ISLAMABAD, June 2: The opposition cried out against supply of contaminated drinking water causing diseases and killing people in many cities as the National Assembly began its budget session with a poorly attended sitting on Friday.

After being accused of negligence in tackling the recent spread of gastroenteritis due to contaminated water supplies and reports of many deaths, the government agreed with an opposition proposal that a bipartisan lower house committee should probe into the matter and take it up with provincial governments.

Nine members from both the opposition and treasury benches spoke during a debate on several opposition adjournment motions about waterborne diseases in Faisalabad and Sheikhupura, Karachi, Hyderabad and Badin before the house was adjourned until 5:30pm on Monday when the federal budget for fiscal 2006-07 would be resented.

Speaker Chaudhry Amir Hussain selected the motions for an immediate debate on the first day of the session because he said the matter could not be taken up during the budget debate.

In the absence of Health Minister Mohammad Nasir Khan, Parliamentary Affairs Minister Sher Afgan Khan Niazi said the problem of contaminated water due to old municipal waterworks was at present afflicting big cities and could soon hit smaller towns if no remedies were planned.

He referred to Prime Minister Shaukat Aziz’s repeated assurances to provide clean drinking water to the country’s population, but said that immediately a house committee be set up to study the matter and take it up with the provincial governments. However no formal decision was made before the issue was talked out.

The proposal for forming a house committee was originally made by Raja Nadir Pervez of the Pakistan Muslim League (Nawaz) who said his home district of Faisalabad alone had about 29,000 gastroenteritis patients and that several of them, mostly children, had died.

“It is a criminal negligence for which law should take its course,” he said about the role of what he called ‘totally confused’ authorities, adding that the situation would have been much worse if local political and social organisation had not come forward to help sufferers.

Textile Industry Minister Mushtaq Ali Cheema, who hails from the same district, said Punjab Chief Minister Chaudhry Pervaiz Elahi had taken cognizance of the situation in Faisalabad and sanctioned Rs220 million for rehabilitate the town’s water supply system besides announcing a compensation of Rs100,000 for each dead person.

Mr Farid Piracha of the Muttahida Majlis-i-Amal (MMA) said the problem concerned the whole country rather than a single city and regretted that “now in the 21st century we are not even in the 19th century in the matter of drinking water supplies”.

Another MMA member, Mohammad Hanif Abbasi, said the situation was not much different in his constituency town of Rawalpindi where, according to him, more than half of tubewells meant to supply drinking water were shut down and water pipelines in many areas were damaged.
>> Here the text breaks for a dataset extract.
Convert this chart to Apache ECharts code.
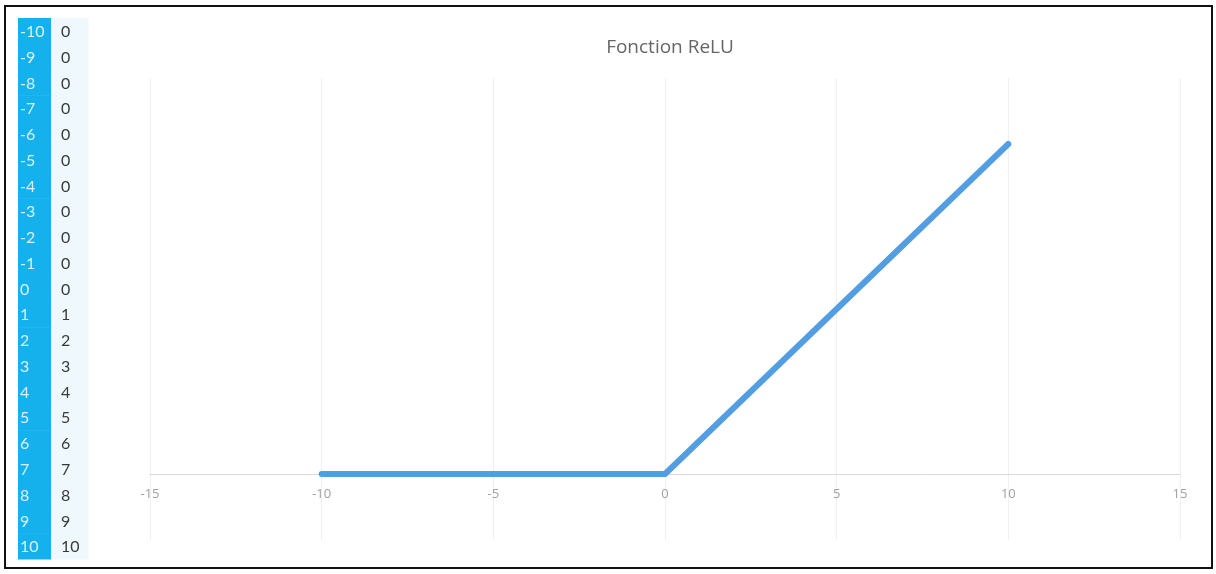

Fauzia Habib of the People’s Party Parliamentarians said every second home in Rawalpindi had a hepatitis B patient because of the contaminated water and asked the government to declare its water supply plans for every district.

Sahibzada Abul Khair Mohammad Zubair of the MMA said an amount of Rs500 million sanctioned for a water filtration plant in Hyderabad some years ago by the then Sindh governor Mohammedmian Soomro was not made available because the nazim of the town at the time was from the PPP. He said the same amount should now be used to set up a filtration plant there.

ECL RULING RESERVED: Earlier, Speaker Amir Hussain reserved his ruling over a privilege motion moved by Abdul Rauf Mengal of the Balochistan National Party (Mengal) about the inclusion of his name and of some other Baloch leaders on the government’s Exit Control List (ECL) to bar them from foreign travel.

Interior Minister Aftab Ahmad Khan Sherpao opposed the member’s request for sending the motion to the house privileges committee and said the aggrieved persons could challenge the ban before a court of law.

He said some ‘sensitive matters’ forming grounds for the ban could not be disclosed on the floor of the house.

The speaker offered to hear about the ‘sensitive matters’ in his chamber, but Mr Sherpao said the government would prefer to present ‘all proofs’ before a court.